Review: To You in the Beyond

Our man on the ground, T.R. Racki, watched the world premiere of To You in the Beyond at Anime Expo 2026. The film releases in Japan later this year.

A sixteen-year-old girl washes ashore on a remote Japanese island. Her first word in the year 2026 is “1974.” Kazuki, a fifteen-year old boy, takes refuge on the island to escape the public weight of his father’s actions. His lifelong best friend follows him, with such constant concern that others jokingly call him his nanny. A chain-smoking man in his thirties drifts along the shore with a fishing pole, seemingly nothing waiting for him beyond the water’s edge.

These are the pieces scattered across To You in the Beyond, a feature-length anime adaptation of Akiko Abe’s 2017 novel. A romantic coming-of-age story, it blends elements of fantasy and a heaping serving of mystery, creating a compelling story that is referred to by Japanese booksellers as “the novel that makes you cry”.

For a while, I wondered when that film was going to show up.

Beyond is undeniably beautiful. Its isolated island setting gives the movie a grand, lonely scale, with sweeping landscapes, vibrant colors, delicate details, and fluid animation. Yet the early stretch is so deliberately paced that beauty has to carry more weight than it should.

The film is packed full of meaningful, emotional reveals. The challenge is in holding on long enough to get there. Kazuki is introduced as a fairly ordinary teen. Nanao’s sudden arrival should immediately ignite the story. Instead, she retreats into extended self-isolation, leaving both Kazuki and the audience outside the door. That choice makes emotional sense later. In the moment, it is frustrating. I kept waiting for Nanao to stop being stubborn and come out of her room. At a certain point, her guardedness began to look less like mystery and more like rudeness, which made her difficult to invest in.

That is the danger of building a story around a deeply interconnected mystery. Hold the clues too loosely, and the ending loses power. Hold them too tightly, and the viewer may give up before the revelations arrive. For much of the first act, Beyond risks the latter.

Then Kazuki begins to play the piano.

The scene where his music finally draws Nanao out feels like the film taking its first real breath. In the theater, the audience seemed to exhale with it: partly in relief, partly in appreciation of the scene’s beauty. From there, Beyond moves with greater confidence. The mystery unravels at a steadier, more rewarding pace. The supporting cast stops feeling incidental and starts revealing the hidden histories that bind them to the island, to Nanao, and to Kazuki.

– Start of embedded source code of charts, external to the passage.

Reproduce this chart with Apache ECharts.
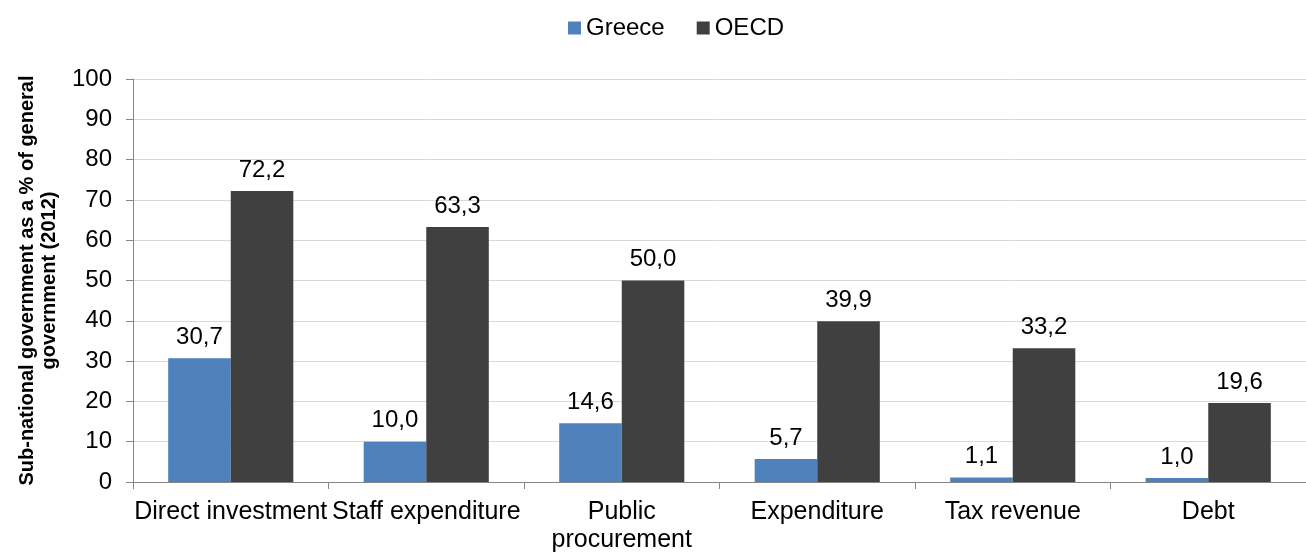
<!DOCTYPE html>
<html><head><meta charset="utf-8">
<script src="https://cdn.jsdelivr.net/npm/echarts@6/dist/echarts.min.js"></script>
<style>html,body{margin:0;padding:0;background:#fff}#c{width:1306px;height:554px}</style>
</head><body><div id="c"></div>
<script>
const categories = ['Direct investment', 'Staff expenditure', 'Public\nprocurement', 'Expenditure', 'Tax revenue', 'Debt'];
const greece = [30.7, 10.0, 14.6, 5.7, 1.1, 1.0];
const oecd = [72.2, 63.3, 50.0, 39.9, 33.2, 19.6];
const yTicks = { min: 0, max: 100, interval: 10 };

const font = '"Liberation Sans", Arial, sans-serif';
const fmt = p => p.value.toFixed(1).replace('.', ',');
const chart = echarts.init(document.getElementById('c'), null, { renderer: 'canvas' });
chart.setOption({
  animation: false,
  textStyle: { fontFamily: font },
  legend: {
    top: 11, left: 563, itemWidth: 13, itemHeight: 13, itemGap: 32,
    icon: 'rect',
    textStyle: { fontSize: 24, color: '#000', fontFamily: font },
    data: ['Greece', 'OECD']
  },
  grid: { left: 133, right: 0, top: 79, bottom: 71, containLabel: false },
  xAxis: {
    type: 'category', data: categories,
    axisLine: { lineStyle: { color: '#868686', width: 1 } },
    axisTick: { show: true, length: 7, lineStyle: { color: '#868686' } },
    axisLabel: { fontSize: 25, color: '#000', margin: 16, lineHeight: 28, fontFamily: font, interval: 0 }
  },
  yAxis: {
    type: 'value', min: yTicks.min, max: yTicks.max, interval: yTicks.interval,
    name: 'Sub-national government as a % of general\ngovernment (2012)',
    nameLocation: 'middle', nameGap: 73, nameRotate: 90,
    nameTextStyle: { fontSize: 20, fontWeight: 'bold', color: '#000', lineHeight: 22, fontFamily: font },
    axisLine: { show: true, lineStyle: { color: '#868686', width: 1 } },
    axisTick: { show: true, length: 7, lineStyle: { color: '#868686' } },
    splitLine: { lineStyle: { color: '#d9d9d9', width: 1 } },
    axisLabel: { fontSize: 24, color: '#000', margin: 21, fontFamily: font }
  },
  series: [
    { name: 'Greece', type: 'bar', data: greece, barGap: '0%', barCategoryGap: '36%',
      itemStyle: { color: '#4F81BD' },
      label: { show: true, position: 'top', distance: 9, fontSize: 24, color: '#000', formatter: fmt, fontFamily: font } },
    { name: 'OECD', type: 'bar', data: oecd, barGap: '0%', barCategoryGap: '36%',
      itemStyle: { color: '#404040' },
      label: { show: true, position: 'top', distance: 9, fontSize: 24, color: '#000', formatter: fmt, fontFamily: font } }
  ]
});
</script></body></html>
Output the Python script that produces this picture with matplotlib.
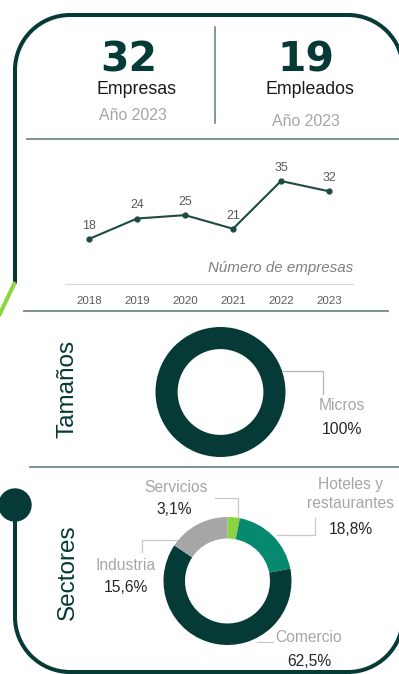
import matplotlib
matplotlib.use('Agg')
import matplotlib.pyplot as plt
from matplotlib import font_manager
from matplotlib.patches import Arc, Circle

# datos de la ficha
total_empresas = 32
total_empleados = 19
anio_corte = 2023

anios = [2018, 2019, 2020, 2021, 2022, 2023]
num_empresas = [18, 24, 25, 21, 35, 32]

tamanos = ['Micros']
tamanos_pct = [100]

sectores = ['Servicios', 'Hoteles y\nrestaurantes', 'Comercio', 'Industria']
sectores_pct = [3.1, 18.8, 62.5, 15.6]

# colores
VERDE_OSC = '#053a36'
TEAL = '#06896f'
GRIS = '#a6a6a6'
VERDE_CLARO = '#8cd43f'
LINEA = '#6c8c89'

names = {f.name for f in font_manager.fontManager.ttflist}
narrow = 'Liberation Sans Narrow' in names
base = 'Liberation Sans Narrow' if narrow else 'Liberation Sans'
k = 1.0 if narrow else 0.85  # la fuente normal es más ancha
plt.rcParams['font.family'] = [base, 'DejaVu Sans']

W, H = 399, 674
fig = plt.figure(figsize=(W / 100, H / 100), dpi=100)

# capa en pixeles para marco, separadores y textos
ax = fig.add_axes([0, 0, 1, 1])
ax.set_xlim(0, W)
ax.set_ylim(H, 0)
ax.axis('off')


def px_axes(left, top, width, height):
    return fig.add_axes([left / W, 1 - (top + height) / H, width / W, height / H])


# marco superior
lw_m = 2.9
r = 55
ax.plot([70, 348], [15, 15], color=VERDE_OSC, lw=lw_m, solid_capstyle='butt')
ax.add_patch(Arc((70, 70), 2 * r, 2 * r, theta1=180, theta2=270, color=VERDE_OSC, lw=lw_m))
ax.add_patch(Arc((348, 70), 2 * r, 2 * r, theta1=270, theta2=360, color=VERDE_OSC, lw=lw_m))
ax.plot([15, 15], [70, 284], color=VERDE_OSC, lw=lw_m, solid_capstyle='butt')
ax.plot([403, 403], [70, 300], color=VERDE_OSC, lw=lw_m)
ax.plot([15, -2], [282, 318], color=VERDE_CLARO, lw=lw_m, solid_capstyle='butt')

# marco inferior
ax.add_patch(Circle((15, 505), 16, color=VERDE_OSC))
ax.plot([15, 15], [505, 617], color=VERDE_OSC, lw=lw_m, solid_capstyle='butt')
ax.add_patch(Arc((70, 617), 2 * r, 2 * r, theta1=90, theta2=180, color=VERDE_OSC, lw=lw_m))
ax.add_patch(Arc((348, 617), 2 * r, 2 * r, theta1=0, theta2=90, color=VERDE_OSC, lw=lw_m))
ax.plot([70, 348], [672, 672], color=VERDE_OSC, lw=lw_m, solid_capstyle='butt')
ax.plot([403, 403], [617, 480], color=VERDE_OSC, lw=lw_m)

# separadores
ax.plot([215, 215], [27, 123], color='#5e7d7b', lw=1.1)
ax.plot([27, 399], [139, 139], color=LINEA, lw=1.3)
ax.plot([24, 388], [311, 311], color=LINEA, lw=1.3)
ax.plot([30, 399], [467, 467], color=LINEA, lw=1.3)

# cabecera
ax.text(129, 60, str(total_empresas), ha='center', va='center', fontsize=29.5,
        fontweight='bold', family='DejaVu Sans', color=VERDE_OSC)
ax.text(137, 89, 'Empresas', ha='center', va='center', fontsize=15 * k, color='#1a1a1a')
ax.text(133, 116, f'Año {anio_corte}', ha='center', va='center', fontsize=13.5 * k, color=GRIS)
ax.text(306, 61, str(total_empleados), ha='center', va='center', fontsize=29.5,
        fontweight='bold', family='DejaVu Sans', color=VERDE_OSC)
ax.text(310, 89, 'Empleados', ha='center', va='center', fontsize=15 * k, color='#1a1a1a')
ax.text(306, 121, f'Año {anio_corte}', ha='center', va='center', fontsize=13.5 * k, color=GRIS)

# serie de empresas
axl = px_axes(65, 165, 288, 119)
axl.plot(anios, num_empresas, color='#1e4a44', lw=1.5, marker='o', ms=3.5)
for a, v in zip(anios, num_empresas):
    axl.annotate(str(v), (a, v), xytext=(0, 9.5), textcoords='offset points',
                 ha='center', va='center', fontsize=10.5 * k, color='#595959')
axl.set_xlim(2017.5, 2023.5)
axl.set_ylim(4.8, 39.7)
axl.set_xticks(anios)
axl.set_xticklabels([str(a) for a in anios], fontsize=9.7 * k, color='#595959')
axl.tick_params(axis='x', length=0, pad=9)
axl.set_yticks([])
for s in ['top', 'right', 'left']:
    axl.spines[s].set_visible(False)
axl.spines['bottom'].set_color('#d9d9d9')
axl.spines['bottom'].set_linewidth(0.8)
axl.patch.set_alpha(0)
axl.text(1.0, 0.134, 'Número de empresas', transform=axl.transAxes, ha='right',
         va='center', fontsize=12.8 * k, style='italic', color='#808080')

# tamaños
ax.text(68, 389, 'Tamaños', rotation=90, ha='center', va='center', fontsize=20.5 * k, color=VERDE_OSC)
R1 = 65
axt = px_axes(220.5 - R1, 392 - R1, 2 * R1, 2 * R1)
axt.pie(tamanos_pct, colors=[VERDE_OSC], startangle=90, counterclock=False,
        wedgeprops=dict(width=0.34, linewidth=0))
axt.set_xlim(-1, 1)
axt.set_ylim(-1, 1)
ax.plot([283, 323, 323], [371, 371, 394], color='#b5b5b5', lw=0.9)
ax.text(342, 406, tamanos[0], ha='center', va='center', fontsize=13.4 * k, color=GRIS)
ax.text(342, 429, f'{tamanos_pct[0]}%', ha='center', va='center', fontsize=13.4 * k, color='#262626')

# sectores
ax.text(68, 572, 'Sectores', rotation=90, ha='center', va='center', fontsize=20.5 * k, color=VERDE_OSC)
R2 = 64
axs = px_axes(227.5 - R2, 581 - R2, 2 * R2, 2 * R2)
axs.pie(sectores_pct, colors=[VERDE_CLARO, TEAL, VERDE_OSC, GRIS], startangle=90,
        counterclock=False, wedgeprops=dict(width=0.336, linewidth=0))
axs.set_xlim(-1, 1)
axs.set_ylim(-1, 1)

lider = '#c8c8c8'
ax.plot([215, 238, 238], [498, 498, 520], color=lider, lw=0.9)
ax.plot([277, 315, 315], [535, 535, 518], color=lider, lw=0.9)
ax.plot([177, 142, 142], [540, 540, 552], color=lider, lw=0.9)
ax.plot([257, 273], [642, 642], color=lider, lw=0.9)

pos_etq = [(176, 487), (351, 494), (309, 638), (126, 565)]
pos_pct = [(174, 509), (351, 529), (309, 661), (126, 588)]
for nom, pct, (xe, ye), (xp, yp) in zip(sectores, sectores_pct, pos_etq, pos_pct):
    ax.text(xe, ye, nom, ha='center', va='center', fontsize=13.2 * k, color=GRIS,
            linespacing=1.35)
    ax.text(xp, yp, f'{pct:.1f}%'.replace('.', ','), ha='center', va='center',
            fontsize=13.2 * k, color='#262626')

fig.savefig('out.png', dpi=100)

Nanao remains the film’s biggest challenge and, ultimately, its greatest reward. She is likable one moment and maddening the next. Her choices seem evasive, even unfair, until the last minutes, which reframes them. What first appeared to be stubbornness becomes grief, fear, love, and sacrifice. Her agape love, expressed through hidden action, gives the film its emotional center.

I was also struck by how directly the film invokes God. For a Japanese film, the repeated references felt intriguing and unexpectedly uplifting, especially with “God” capitalized in the subtitles. The later discussion of Noah’s Ark deepens that impression. “Who would be on your ark?” becomes one of the film’s guiding questions, suggesting that we choose who we want to carry with us through the storms of life.

The rainbow imagery adds another layer. Kazuki remembers seeing a massive rainbow when he first arrived on the island, a moment that made him feel safe. In Scripture, the rainbow is Yahweh’s promise that the earth will never again be destroyed by flood. Beyond returns repeatedly to water as death, rebirth, danger, and deliverance: the cove where Nanao washes ashore, the typhoons of 1974 and 2026, and the film’s eventual reveal of its own Noah’s Ark. Because that ark is rendered differently enough from the familiar Judeo-Christian image, its late appearance lands with surprising force.

While some parts of the ending of Beyond are predictable, they are satisfying. The number of threads waiting to be tied together provides unexpected, meaningful turns. More importantly, Nanao has been prepared with enough care that the final reveals feel earned rather than merely explained. I was not fully won over by Nanao until the final minutes. Then everything clicked. Her choices made sense. Her frustrating silence became beautiful.

Then all I wanted to do was watch it all over again.

And yes, I cried.

To You in the Beyond releases October 9th in Japan. International release pending.